The first setback was not receiving funding for my first venture.

The venture actually proved profitable. As did this particular site, but these things were very random.

There have been many personal failures throughout my life. One of the earliest failures were failures in relationships.

There were many problems that led me to perform poorly in relationships, but then there were other issues that arose. These issues were mostly self-made.

I realize now that the successful say "no" more than they say "yes." Anyone who wants to become successful in a start-up must evaluate each opportunity and use a great deal of discernment because the pain of failure is very hard for the average person to understand. Failing causes one to re-evaluate one's entire life.

The failure causes others to perceive that person differently also. Others may question your competency when you fail and perceive you to be less talented. Perception is reality.

These feelings of doubt may plague the entrepreneur for months or even years and this loss of confidence definitely affects the likelihood of the entrepreneur taking risks in the future.
The bruise to one's ego may increase feelings of inadequacy, depression, and even provoke thoughts of suicide.

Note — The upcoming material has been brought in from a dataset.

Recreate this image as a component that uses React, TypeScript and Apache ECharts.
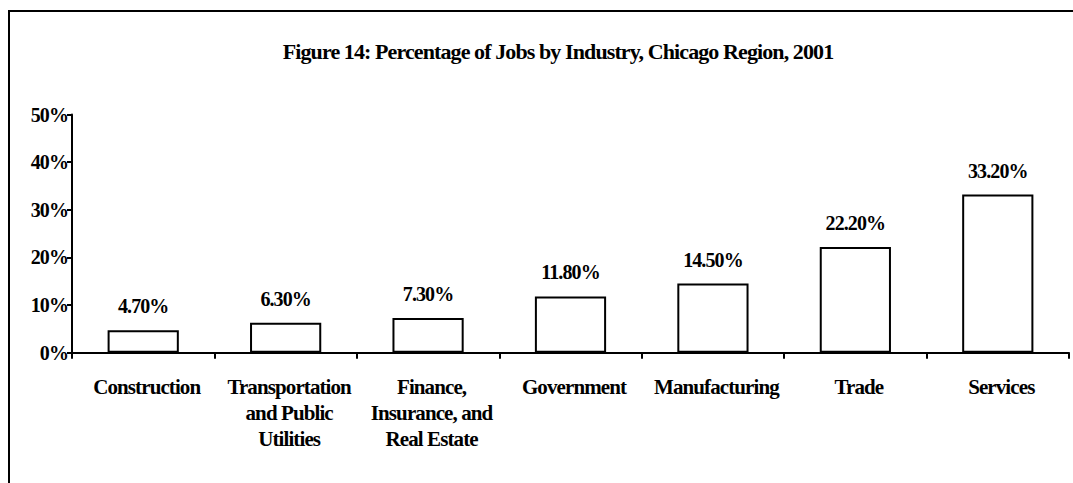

There are plenty of entrepreneurs that have lost their homes, livelihoods and most of all their investors in bad ventures. This loss can be incredibly discouraging.

I made plenty of fair-weather friends while I was the high-flying playboy at Carnegie Mellon.
The friends that I made in the past were totally opportunistic leeches.

"Evil draws men together."-Aristotle

I am pretty certain that most of the behaviours that I partook in with these so-called friends was necessary.

In spite of everything that occurred within my life, I do not regret those trying times. Those losses taught me valuable lessons and have influenced my future objectives.